The second half began with what has become a Steventon Choral Society tradition – a light-hearted number from the choir’s own group of dancers who this year, assisted by no less than three Father Christmases, performed Santa Claus is Comin‘ to Town. John Hunt then told us the story of a little boy who wanted to be a star in the school nativity play but came up with different reasons why he didn’t want to play any of the parts. Then it was back to singing, with another two audience carols, Once in Royal David’s City and Hark the Herald Angels, and the choir performing a new ‘find’ this year – a Christmas benediction, A Christmas Blessing, written by Philip Stopford in 2008 for Nine Lessons and Carols service at Belfast Cathedral using words from the Church of Ireland Book of Common Prayer. The choir then sang a carol it has sung many times before, O Holy Night by Adolphe Adam (soloist: Helen Pearce) which was voted the Nation’s Favourite Christmas Carol in 2013 in Classic FM’s poll of listeners, repeating its success in 2012. The next item, Angels by Robbie Williams and Guy Chambers by a quartet of Helen Pearce, Rebecca Joisce, Abby Evans and Frances Brightman (accompanied by Val Cooper on keyboard) was first released in 1997. The quartet was then augmented by Helen Bell, Dannielle Beeken and Val Cooper in Twelve Days or So of Christmas – an arrangement by Paula Foley Tillen of the well-known song.
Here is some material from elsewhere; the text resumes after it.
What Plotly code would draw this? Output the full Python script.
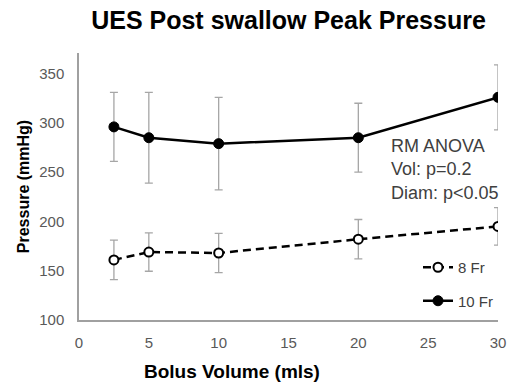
import plotly.graph_objects as go

volumes = [2.5, 5, 10, 20, 30]
fr8_mean = [161, 169, 168, 182, 195]
fr8_err = [20, 19.5, 20, 20, 19]
fr10_mean = [296, 285, 279, 285, 326]
fr10_err = [35, 46, 47, 35, 33]

x_ticks = [0, 5, 10, 15, 20, 25, 30]
y_ticks = [100, 150, 200, 250, 300, 350]

FONT = "Arial, Liberation Sans, sans-serif"
ERR_COLOR = "#a6a6a6"

fig = go.Figure()
fig.add_trace(go.Scatter(
    x=volumes, y=fr8_mean, name="8 Fr", mode="lines+markers",
    legendgroup="a",
    line=dict(color="black", width=2.5, dash="8px,5px"),
    marker=dict(symbol="circle", size=9, color="white", line=dict(color="black", width=2)),
    error_y=dict(type="data", array=fr8_err, visible=True, color=ERR_COLOR, thickness=1.3, width=4),
))
fig.add_trace(go.Scatter(
    x=volumes, y=fr10_mean, name="10 Fr", mode="lines+markers",
    legendgroup="b",
    line=dict(color="black", width=2.5),
    marker=dict(symbol="circle", size=10, color="black", line=dict(color="black", width=1)),
    error_y=dict(type="data", array=fr10_err, visible=True, color=ERR_COLOR, thickness=1.3, width=4),
))

fig.add_annotation(
    text="RM ANOVA<br>Vol: p=0.2<br>Diam: p<0.05",
    xref="paper", yref="paper", x=(389 - 79) / 419, y=(320 - 134) / 267,
    xanchor="left", yanchor="top", align="left", showarrow=False,
    font=dict(family=FONT, size=18, color="#404040"),
)
fig.add_annotation(
    text="<b>Bolus Volume (mls)</b>",
    xref="paper", yref="paper", x=(232 - 79) / 419, y=-(371 - 320) / 267,
    xanchor="center", yanchor="middle", showarrow=False,
    font=dict(family=FONT, size=19, color="black"),
)

fig.update_layout(
    width=518, height=386,
    margin=dict(l=79, r=20, t=53, b=66),
    paper_bgcolor="white", plot_bgcolor="white",
    font=dict(family=FONT, color="#595959"),
    title=dict(text="<b>UES Post swallow Peak Pressure</b>", xref="paper", x=0.5, xanchor="center",
               y=1 - 20 / 386, yanchor="middle", font=dict(family=FONT, size=25, color="black")),
    showlegend=True,
    legend=dict(x=(418 - 79) / 419, y=(320 - 251) / 267, xanchor="left", yanchor="top",
                traceorder="grouped", tracegroupgap=11, bgcolor="rgba(0,0,0,0)",
                font=dict(family=FONT, size=15, color="#404040")),
    xaxis=dict(range=[0, 30], tickvals=x_ticks, showgrid=False, zeroline=False,
               showline=True, linecolor="#a0a0a0", linewidth=1.5, ticks="",
               tickfont=dict(size=15, color="#595959"), ticklabelstandoff=8),
    yaxis=dict(range=[100, 371], tickvals=y_ticks, showgrid=False, zeroline=False,
               showline=True, linecolor="#a0a0a0", linewidth=1.5, ticks="",
               tickfont=dict(size=15, color="#595959"), ticklabelstandoff=10,
               title=dict(text="<b>Pressure (mmHg)</b>", font=dict(family=FONT, size=16, color="black"),
                          standoff=6)),
)

fig.write_html("out.html")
The next piece by Steventon Church Choir, whose members all belong to Steventon Choral Society, was the Advent anthem, Come Lord Jesus by Martin How. The choir then returned to sing Christmas Lullaby, the second John Rutter carol of the evening, and an arrangement by its musical director, Terry Pearce, of When a Child is Born by Fred Jay and Zacar, and made popular by Johnny Mathis in 1976. The last audience carol, O Come All Ye Faithful, was followed by an arrangement by Henry Geehl of Silent Night sung by Helen Pearce, Trish Napper, Helen Bell, Dannielle Beeken, Abby Evans and Frances Brightman (accompanied by Val Cooper on keyboard). The Hallelujah Chorus from Handel’s Messiah sung by the full choir brought the concert to a rousing end.
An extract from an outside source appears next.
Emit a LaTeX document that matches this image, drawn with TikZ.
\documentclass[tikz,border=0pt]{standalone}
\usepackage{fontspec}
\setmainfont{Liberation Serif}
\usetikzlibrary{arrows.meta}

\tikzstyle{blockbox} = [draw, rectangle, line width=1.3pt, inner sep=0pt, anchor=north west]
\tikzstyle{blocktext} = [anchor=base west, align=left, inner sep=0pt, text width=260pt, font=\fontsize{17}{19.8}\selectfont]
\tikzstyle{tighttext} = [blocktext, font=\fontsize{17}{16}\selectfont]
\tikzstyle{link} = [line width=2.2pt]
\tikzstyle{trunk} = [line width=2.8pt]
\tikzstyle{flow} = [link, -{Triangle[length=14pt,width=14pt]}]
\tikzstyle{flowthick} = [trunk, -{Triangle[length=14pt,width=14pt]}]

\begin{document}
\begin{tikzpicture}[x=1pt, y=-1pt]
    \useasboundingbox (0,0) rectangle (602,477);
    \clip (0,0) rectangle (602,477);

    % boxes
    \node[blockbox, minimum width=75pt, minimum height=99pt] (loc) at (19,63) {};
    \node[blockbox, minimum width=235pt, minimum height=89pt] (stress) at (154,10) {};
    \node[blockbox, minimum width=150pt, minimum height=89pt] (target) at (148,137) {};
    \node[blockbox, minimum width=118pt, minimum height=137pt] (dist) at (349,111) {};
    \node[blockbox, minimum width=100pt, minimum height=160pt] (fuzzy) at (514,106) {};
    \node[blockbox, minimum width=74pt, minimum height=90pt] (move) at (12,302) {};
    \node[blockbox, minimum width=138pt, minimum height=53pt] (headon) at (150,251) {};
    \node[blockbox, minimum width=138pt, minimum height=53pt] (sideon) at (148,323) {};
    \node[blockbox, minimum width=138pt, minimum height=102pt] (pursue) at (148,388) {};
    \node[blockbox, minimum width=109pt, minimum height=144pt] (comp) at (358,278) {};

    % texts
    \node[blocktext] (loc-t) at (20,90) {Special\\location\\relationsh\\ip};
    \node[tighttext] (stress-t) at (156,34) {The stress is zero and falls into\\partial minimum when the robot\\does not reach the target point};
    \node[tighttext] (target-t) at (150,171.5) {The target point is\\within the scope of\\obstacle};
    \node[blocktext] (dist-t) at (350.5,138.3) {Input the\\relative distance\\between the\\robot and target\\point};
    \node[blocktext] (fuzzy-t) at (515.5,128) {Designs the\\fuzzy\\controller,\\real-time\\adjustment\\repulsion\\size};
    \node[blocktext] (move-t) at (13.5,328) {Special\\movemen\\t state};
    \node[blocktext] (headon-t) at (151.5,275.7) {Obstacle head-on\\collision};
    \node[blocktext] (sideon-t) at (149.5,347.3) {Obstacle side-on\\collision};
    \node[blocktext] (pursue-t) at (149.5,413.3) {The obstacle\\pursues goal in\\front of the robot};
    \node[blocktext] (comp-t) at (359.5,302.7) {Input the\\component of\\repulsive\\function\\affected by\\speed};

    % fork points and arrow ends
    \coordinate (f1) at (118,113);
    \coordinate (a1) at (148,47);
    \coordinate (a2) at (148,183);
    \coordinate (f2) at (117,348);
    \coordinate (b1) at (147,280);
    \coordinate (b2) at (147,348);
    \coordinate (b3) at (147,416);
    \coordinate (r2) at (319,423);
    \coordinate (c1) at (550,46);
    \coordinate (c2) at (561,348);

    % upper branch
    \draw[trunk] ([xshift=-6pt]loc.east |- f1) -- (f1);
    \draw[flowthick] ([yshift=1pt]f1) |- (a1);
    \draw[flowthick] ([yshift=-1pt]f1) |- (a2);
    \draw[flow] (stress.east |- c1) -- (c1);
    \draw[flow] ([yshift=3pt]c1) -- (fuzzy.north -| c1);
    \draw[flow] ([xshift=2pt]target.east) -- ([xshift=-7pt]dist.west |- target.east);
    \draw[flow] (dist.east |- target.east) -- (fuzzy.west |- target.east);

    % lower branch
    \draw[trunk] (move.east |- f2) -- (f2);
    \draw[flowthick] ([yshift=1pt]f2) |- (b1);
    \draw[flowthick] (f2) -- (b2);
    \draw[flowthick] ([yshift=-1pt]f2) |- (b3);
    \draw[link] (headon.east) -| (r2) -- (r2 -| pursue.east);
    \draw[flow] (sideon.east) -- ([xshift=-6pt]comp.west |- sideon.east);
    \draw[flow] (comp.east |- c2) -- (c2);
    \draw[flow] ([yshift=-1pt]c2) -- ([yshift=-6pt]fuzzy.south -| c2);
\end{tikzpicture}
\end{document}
Voices for Hospices Concert – Handel’s Messiah
Saturday 12th October at St Matthew’s Church, Harwell
Conductor: Terry Pearce
Organist: Steve Bowey
Continuo: Sheila Nichols
Soprano: Helen Pearce
Mezzo-soprano: Rebecca Joisce
Tenor: John Buckley
Bass: Leslie Macleod-Miller
A choir of some 60 singers made up of members of Steventon Choral Society and friends presented a sing-in of Handel’s Messiah in a concert on World Hospice & Pallative Care Day in aid of Sobell House, Oxford, as part of Voices for Hospices 2013. The concert raised a total of £1447.15 for Sobell House.